▶ Given exercise: Omit all images. Write out the rest of the material exactly.

▶ Source excerpt:
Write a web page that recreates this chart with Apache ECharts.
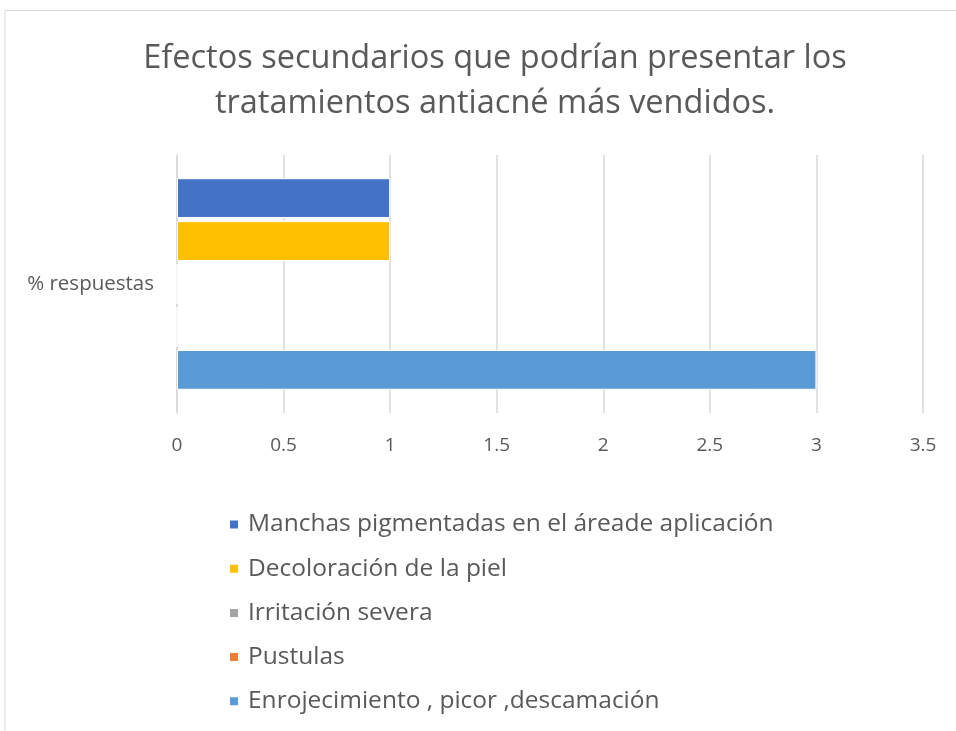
<!DOCTYPE html>
<html>
<head>
<meta charset="utf-8">
<script src="https://cdn.jsdelivr.net/npm/echarts@6/dist/echarts.min.js"></script>
<style>
  html, body { margin: 0; padding: 0; background: #fff; }
  #chart { width: 956px; height: 731px; }
</style>
</head>
<body>
<div id="chart"></div>
<script>
// data
const categories = ["% respuestas"];
const seriesNames = [
  "Manchas pigmentadas en el áreade aplicación",
  "Decoloración de la piel",
  "Irritación severa",
  "Pustulas",
  "Enrojecimiento , picor ,descamación"
];
const manchas = [1];
const decoloracion = [1];
const irritacion = [0];
const pustulas = [0];
const enrojecimiento = [3];
const colors = ["#4472C4", "#FFC000", "#A5A5A5", "#ED7D31", "#5B9BD5"];

const font = "'Open Sans', sans-serif";
const values = [manchas, decoloracion, irritacion, pustulas, enrojecimiento];

let myChart = echarts.init(document.getElementById("chart"));
myChart.setOption({
  animation: false,
  title: {
    text: "Efectos secundarios que podrían presentar los\ntratamientos antiacné más vendidos.",
    left: 490,
    textAlign: "center",
    top: 31,
    textStyle: {
      fontFamily: font,
      fontWeight: "normal",
      fontSize: 32.5,
      lineHeight: 45,
      color: "#595959"
    }
  },
  graphic: [
    {
      type: "polyline",
      shape: { points: [[5, 740], [5, 10.5], [960, 10.5]] },
      style: { stroke: "#d9d9d9", fill: null, lineWidth: 1 }
    }
  ],
  grid: { left: 177, right: 33, top: 155, bottom: 318 },
  legend: {
    orient: "vertical",
    left: 223,
    top: 507,
    itemWidth: 10,
    itemHeight: 10,
    itemGap: 19.2,
    icon: "rect",
    data: seriesNames,
    textStyle: {
      fontFamily: font,
      fontSize: 24.5,
      lineHeight: 25,
      padding: [0, 0, 0, 4],
      color: "#595959"
    }
  },
  xAxis: {
    type: "value",
    min: 0,
    max: 3.5,
    interval: 0.5,
    axisLine: { show: false },
    axisTick: { show: false },
    axisLabel: { margin: 23, fontFamily: font, fontSize: 19, color: "#595959" },
    splitLine: { lineStyle: { color: "#d9d9d9", width: 1.5 } }
  },
  yAxis: {
    type: "category",
    data: categories,
    inverse: true,
    axisLine: { lineStyle: { color: "#d9d9d9", width: 1.5 } },
    axisTick: { length: 6, lineStyle: { color: "#d9d9d9", width: 1.5 } },
    axisLabel: { margin: 23, fontFamily: font, fontSize: 20.5, color: "#595959" }
  },
  series: seriesNames.map((name, i) => ({
    name: name,
    type: "bar",
    data: values[i],
    barGap: "8%",
    barCategoryGap: "18%",
    itemStyle: { color: colors[i], borderColor: "#fff", borderWidth: 1 }
  }))
});
</script>
</body>
</html>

▶ Answer below:
Write a web page that recreates this chart with Apache ECharts.
<!DOCTYPE html>
<html>
<head>
<meta charset="utf-8">
<script src="https://cdn.jsdelivr.net/npm/echarts@6/dist/echarts.min.js"></script>
<style>
  html, body { margin: 0; padding: 0; background: #fff; }
  #chart { width: 956px; height: 731px; }
</style>
</head>
<body>
<div id="chart"></div>
<script>
// data
const categories = ["% respuestas"];
const seriesNames = [
  "Manchas pigmentadas en el áreade aplicación",
  "Decoloración de la piel",
  "Irritación severa",
  "Pustulas",
  "Enrojecimiento , picor ,descamación"
];
const manchas = [1];
const decoloracion = [1];
const irritacion = [0];
const pustulas = [0];
const enrojecimiento = [3];
const colors = ["#4472C4", "#FFC000", "#A5A5A5", "#ED7D31", "#5B9BD5"];

const font = "'Open Sans', sans-serif";
const values = [manchas, decoloracion, irritacion, pustulas, enrojecimiento];

let myChart = echarts.init(document.getElementById("chart"));
myChart.setOption({
  animation: false,
  title: {
    text: "Efectos secundarios que podrían presentar los\ntratamientos antiacné más vendidos.",
    left: 490,
    textAlign: "center",
    top: 31,
    textStyle: {
      fontFamily: font,
      fontWeight: "normal",
      fontSize: 32.5,
      lineHeight: 45,
      color: "#595959"
    }
  },
  graphic: [
    {
      type: "polyline",
      shape: { points: [[5, 740], [5, 10.5], [960, 10.5]] },
      style: { stroke: "#d9d9d9", fill: null, lineWidth: 1 }
    }
  ],
  grid: { left: 177, right: 33, top: 155, bottom: 318 },
  legend: {
    orient: "vertical",
    left: 223,
    top: 507,
    itemWidth: 10,
    itemHeight: 10,
    itemGap: 19.2,
    icon: "rect",
    data: seriesNames,
    textStyle: {
      fontFamily: font,
      fontSize: 24.5,
      lineHeight: 25,
      padding: [0, 0, 0, 4],
      color: "#595959"
    }
  },
  xAxis: {
    type: "value",
    min: 0,
    max: 3.5,
    interval: 0.5,
    axisLine: { show: false },
    axisTick: { show: false },
    axisLabel: { margin: 23, fontFamily: font, fontSize: 19, color: "#595959" },
    splitLine: { lineStyle: { color: "#d9d9d9", width: 1.5 } }
  },
  yAxis: {
    type: "category",
    data: categories,
    inverse: true,
    axisLine: { lineStyle: { color: "#d9d9d9", width: 1.5 } },
    axisTick: { length: 6, lineStyle: { color: "#d9d9d9", width: 1.5 } },
    axisLabel: { margin: 23, fontFamily: font, fontSize: 20.5, color: "#595959" }
  },
  series: seriesNames.map((name, i) => ({
    name: name,
    type: "bar",
    data: values[i],
    barGap: "8%",
    barCategoryGap: "18%",
    itemStyle: { color: colors[i], borderColor: "#fff", borderWidth: 1 }
  }))
});
</script>
</body>
</html>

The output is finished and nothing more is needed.